France’s declaration of war on al-Qaeda is merely a public statement of fact: France takes counterterrorism seriously. Following last weekend’s statement from al-Qaeda that it had murdered a septuagenarian French aid worker, Prime Minister Francois Fillon declared “war.” French troops have since attacked al-Qaeda bases in North Africa and ramped up cooperation with Paris’s regional allies.

French President Nicolas Sarkozy should translate this public show of strength to France’s other theater of war against Islamist terrorists: Afghanistan. France has been just one of several European countries to under-resource the U.N.-mandated International Security Assistance Force in Afghanistan. They have provided too few troops with too many national caveats on their deployments, and in 2007, Paris turned down a NATO request for desperately needed additional helicopters. When President Obama outlined the alliance’s new counterinsurgency strategy for Afghanistan in December and requested a European show of support, Sarkozy grossly undercut Obama by announcing that he would not send “a single soldier more” to Afghanistan.

France’s declaration of war on al-Qaeda also stands incongruously with its shrinking defense budget. Across Europe, defense ministers are claiming that military cooperation with their European allies will increase capacity and allow for deep cuts to their defense budgets. Although efficiency savings are certainly there to be found, this is mostly wishful thinking in an effort to rationalize the further gutting of woeful under-spending on national defense.
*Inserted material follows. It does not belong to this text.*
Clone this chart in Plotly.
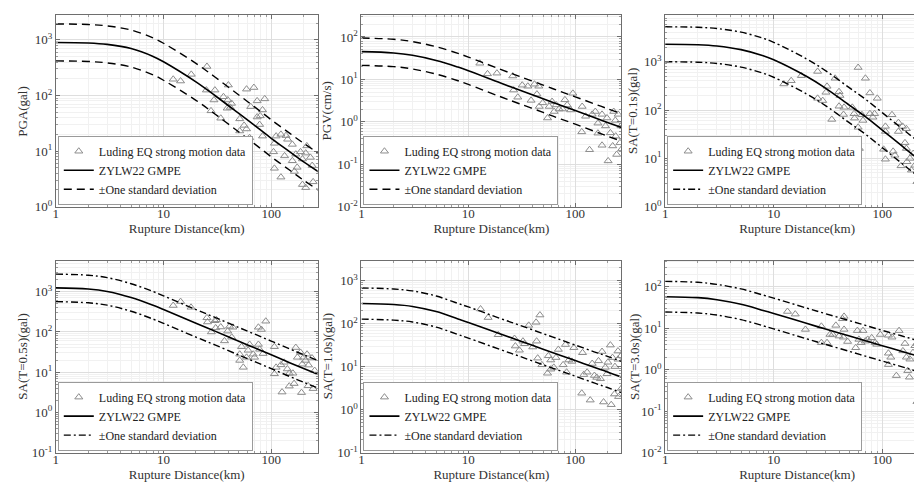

On September 12, 2001, France essentially joined its NATO allies in declaring war on al-Qaeda when it voted in favor of the Washington Treaty’s first—and only—invocation of the Article 5 collective defense guarantee. A public declaration of war in North Africa is a political demonstration of support, but that should translate into a more strategic approach to this generation-long war on terrorism, a war in which Afghanistan remains the central front.